Giants, Tigers to Top Baseball Circuits
Pirates Loom as Dark Horse
The National League pennant will probably be decided one afternoon late in September after another long and grueling summer. It is nothing now to say that the '66 race will be a real dog-fight, with any of five teams having about an equal chance of squeezing in at the final gun.
If Los Angeles repeats, it will have to be with the same old faces, all a year older, Maybe Sandy Koufax and Don Drysdale won't be hurt by their extra weeks of vacation, and the young pitchers can hold things together until the duo is ready to go. Phil Regan and 20-year old Don Sutton should add depth to last year's rather thin mound corps.
A hot spring for Nate Oliver has provided a possible answer to Walt Alston's infield problems. Oliver will open the season at second base, with Jim Lefebvre moving over to third. Tommy Davis should be back in left field, although his ankle remains somewhat suspect.
The Dodgers may be a better team than last season, but San Francisco, Cincinnati, Atlanta, and Pittsburgh have gained from off-season trades.
The Giants obtained Lindy McDaniel from Chicago and Joe Gibbon from Pittsburgh. These two veterans will relieve Frank Linzy of some of the bullpen burden, and will definitely place Bob Shaw on full-time work as a starter -- if Shaw signs his contract.

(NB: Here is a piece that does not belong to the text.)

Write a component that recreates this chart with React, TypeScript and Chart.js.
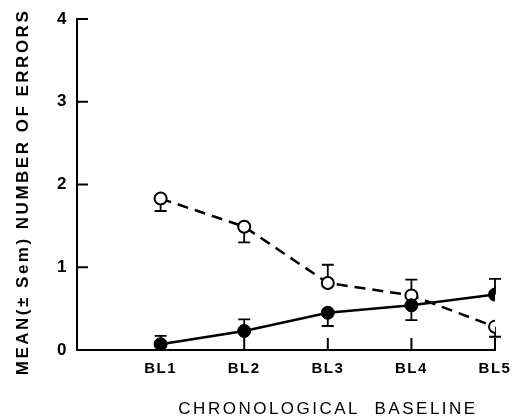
import React, { useEffect, useRef } from "react";
import { Chart, registerables } from "chart.js";

Chart.register(...registerables);

const categories = ["BL1", "BL2", "BL3", "BL4", "BL5"];
const xPositions = [1, 2, 3, 4, 5];
const yTicks = [0, 1, 2, 3, 4];

const filledMean = [0.07, 0.23, 0.45, 0.54, 0.67];
const filledSem = [0.1, 0.14, 0.16, 0.18, 0.19];
const filledDir = [1, 1, -1, -1, 1];

const openMean = [1.83, 1.49, 0.81, 0.66, 0.28];
const openSem = [0.15, 0.19, 0.22, 0.19, 0.12];
const openDir = [-1, -1, 1, 1, -1];

const yTitle = "MEAN(± Sem) NUMBER OF ERRORS";
const xTitle = "CHRONOLOGICAL  BASELINE";

const FONT = "'Liberation Sans', Arial, sans-serif";

export default function App() {
  const ref = useRef<HTMLCanvasElement | null>(null);

  useEffect(() => {
    document.body.style.margin = "0";
    const canvas = ref.current;
    if (!canvas) return;

    const errorBars = {
      id: "errorBars",
      beforeDatasetsDraw(chart: any) {
        const ctx = chart.ctx;
        ctx.letterSpacing = "0px";
        const xs = chart.scales.x;
        const ys = chart.scales.y;
        const series = [
          { m: filledMean, s: filledSem, d: filledDir },
          { m: openMean, s: openSem, d: openDir },
        ];
        ctx.save();
        ctx.strokeStyle = "#000";
        ctx.lineWidth = 1.8;
        series.forEach(({ m, s, d }) => {
          m.forEach((v, i) => {
            const px = xs.getPixelForValue(xPositions[i]);
            const p0 = ys.getPixelForValue(v);
            const p1 = ys.getPixelForValue(v + s[i] * d[i]);
            ctx.beginPath();
            ctx.moveTo(px, p0);
            ctx.lineTo(px, p1);
            ctx.moveTo(px - 6, p1);
            ctx.lineTo(px + 6, p1);
            ctx.stroke();
          });
        });
        // inward tick marks
        ctx.lineWidth = 2;
        yTicks.forEach((t) => {
          if (t === 0) return;
          const py = ys.getPixelForValue(t);
          ctx.beginPath();
          ctx.moveTo(xs.left, py);
          ctx.lineTo(xs.left + 11, py);
          ctx.stroke();
        });
        xPositions.forEach((t) => {
          const px = xs.getPixelForValue(t);
          ctx.beginPath();
          ctx.moveTo(px, ys.bottom);
          ctx.lineTo(px, ys.bottom - 12);
          ctx.stroke();
        });
        ctx.restore();
      },
    };

    const spacing = {
      id: "spacing",
      beforeDraw(chart: any) {
        chart.ctx.letterSpacing = "1.5px";
      },
      afterDraw(chart: any) {
        const ctx = chart.ctx;
        ctx.save();
        ctx.fillStyle = "#000";
        ctx.textAlign = "center";
        ctx.textBaseline = "middle";
        ctx.letterSpacing = "2.5px";
        ctx.font = `bold 17px ${FONT}`;
        ctx.translate(23, 192);
        ctx.rotate(-Math.PI / 2);
        ctx.fillText(yTitle, 0, 0);
        ctx.restore();
        ctx.save();
        ctx.fillStyle = "#000";
        ctx.textAlign = "center";
        ctx.textBaseline = "middle";
        ctx.letterSpacing = "2.5px";
        ctx.font = `17px ${FONT}`;
        ctx.fillText(xTitle, 328, 409);
        ctx.restore();
        ctx.letterSpacing = "0px";
      },
    };

    const chart = new Chart(canvas, {
      type: "line",
      data: {
        datasets: [
          {
            label: "filled",
            data: filledMean.map((v, i) => ({ x: xPositions[i], y: v })),
            borderColor: "#000",
            borderWidth: 2.5,
            pointRadius: 6.5,
            pointBackgroundColor: "#000",
            pointBorderColor: "#000",
            pointBorderWidth: 1,
            tension: 0,
          },
          {
            label: "open",
            data: openMean.map((v, i) => ({ x: xPositions[i], y: v })),
            borderColor: "#000",
            borderWidth: 2.5,
            borderDash: [11, 7],
            pointRadius: 6,
            pointBackgroundColor: "#fff",
            pointBorderColor: "#000",
            pointBorderWidth: 2,
            tension: 0,
          },
        ],
      },
      options: {
        responsive: false,
        animation: false,
        layout: { padding: { top: 19, right: 17, left: 0, bottom: 0 } },
        plugins: {
          legend: { display: false },
          tooltip: { enabled: false },
        },
        scales: {
          x: {
            type: "linear",
            min: 0,
            max: 5,
            afterBuildTicks(scale: any) {
              scale.ticks = xPositions.map((v) => ({ value: v }));
            },
            afterFit(scale: any) {
              scale.height = 69;
              scale.paddingLeft = 0;
              scale.paddingRight = 0;
            },
            ticks: {
              color: "#000",
              font: { family: FONT, size: 15, weight: "bold" },
              padding: 10,
              maxRotation: 0,
              autoSkip: false,
              callback: (v: any) => categories[xPositions.indexOf(Number(v))] ?? "",
            },
            grid: { display: false, drawTicks: false },
            border: { display: true, color: "#000", width: 2 },
          },
          y: {
            type: "linear",
            min: 0,
            max: 4,
            afterBuildTicks(scale: any) {
              scale.ticks = yTicks.map((v) => ({ value: v }));
            },
            afterFit(scale: any) {
              scale.width = 77;
              scale.paddingTop = 0;
              scale.paddingBottom = 0;
            },
            ticks: {
              color: "#000",
              font: { family: FONT, size: 17, weight: "bold" },
              padding: 9,
            },
            grid: { display: false, drawTicks: false },
            border: { display: true, color: "#000", width: 2 },
          },
        },
      },
      plugins: [spacing, errorBars],
    } as any);

    return () => chart.destroy();
  }, []);

  return (
    <div style={{ width: 512, height: 419 }}>
      <canvas ref={ref} width={512} height={419} />
    </div>
  );
}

San Francisco needs solid seasons from Shaw and ace Juan Marichal to support younger hurlers like Bob Bolin and Ron Herbel. Otherwise the team is fairly deep in all positions. With a healthy Orlando Cepeda, Willie Mays, Willie McCovey, and Jim Ray Hart, the Giants have a scary clutch of brute power.
Cincinnati shipped 30-year old Frank Robinson to the American League to try his hand with Baltimore. In return, the Reds got Milt Pappas, Jack Baldschun, and Dick Simpson. Pappas will join Jim Maloney, Sam Ellis, and Joey Jay in the starting pitchers' rotation. Relief help will come largely from erratic Jim O'Toole and veteran Joe Nux-hall.
Baldschun figures in the bullpen along with Bill McCool, Roger Craig, and Ted Davidson. But both Pappas and Baldschun have had their troubles this spring and remain virtually unknown entities as the season opens. Hitting--even in the absence of Robinson--and defense should pose few problems for Heffner. Rookie sensation Tommy Helms, at second base, will add extra punch to the lineup.
The Braves have a new home, a new first baseman, and a new lease on life. Just being in Atlanta is bound to be a hypo for Bobby Bragan's team, and with Lee Thomas coming from Boston to take over first base, several problems are solved. Joe Torre can now concentrate on catching, and Gene Oliver can be platooned much more effectively.
The Braves' forte is the outfield, with Hank Aaron, Rico Carty, Felipe Alou, and Mack Jones. Bragan spots Tony Cloniger, Denny Lemaster, Ken Johnson, and Hank Fischer as his starters and looks to an array of youngsters to supply the rest. The Braves must have good years from veterans Eddie Mathews and Frank Bolling, plus a return to form by Denis Menke.
Every pennant race needs a dark horse, and the Pirates fill the role nicely this season. After a dismal start last year, the Bucs caught fire and were the most consistent winners after the all-star game. Harry "The Hat" Walker has virtually the same cast back, but this season he will open with a healthy Bill Mazeroski. Another plus is Matty Alou, acquired from the Giants. He fits into Bill Virdon's spot in centerfield, banked by Willie Stargell and Roberto Clemente.
But all is not bright for Walker. It is doubtful that Vernon Law can duplicate his sensational comeback of last season, so pitchers like Steve Blass and ex-Yankee Pete Mikkelsen must take up the slack. Bob Bailey must switch back to third base after a year in the outfield. He and Law are definitely the key factors in any Buc flag chances.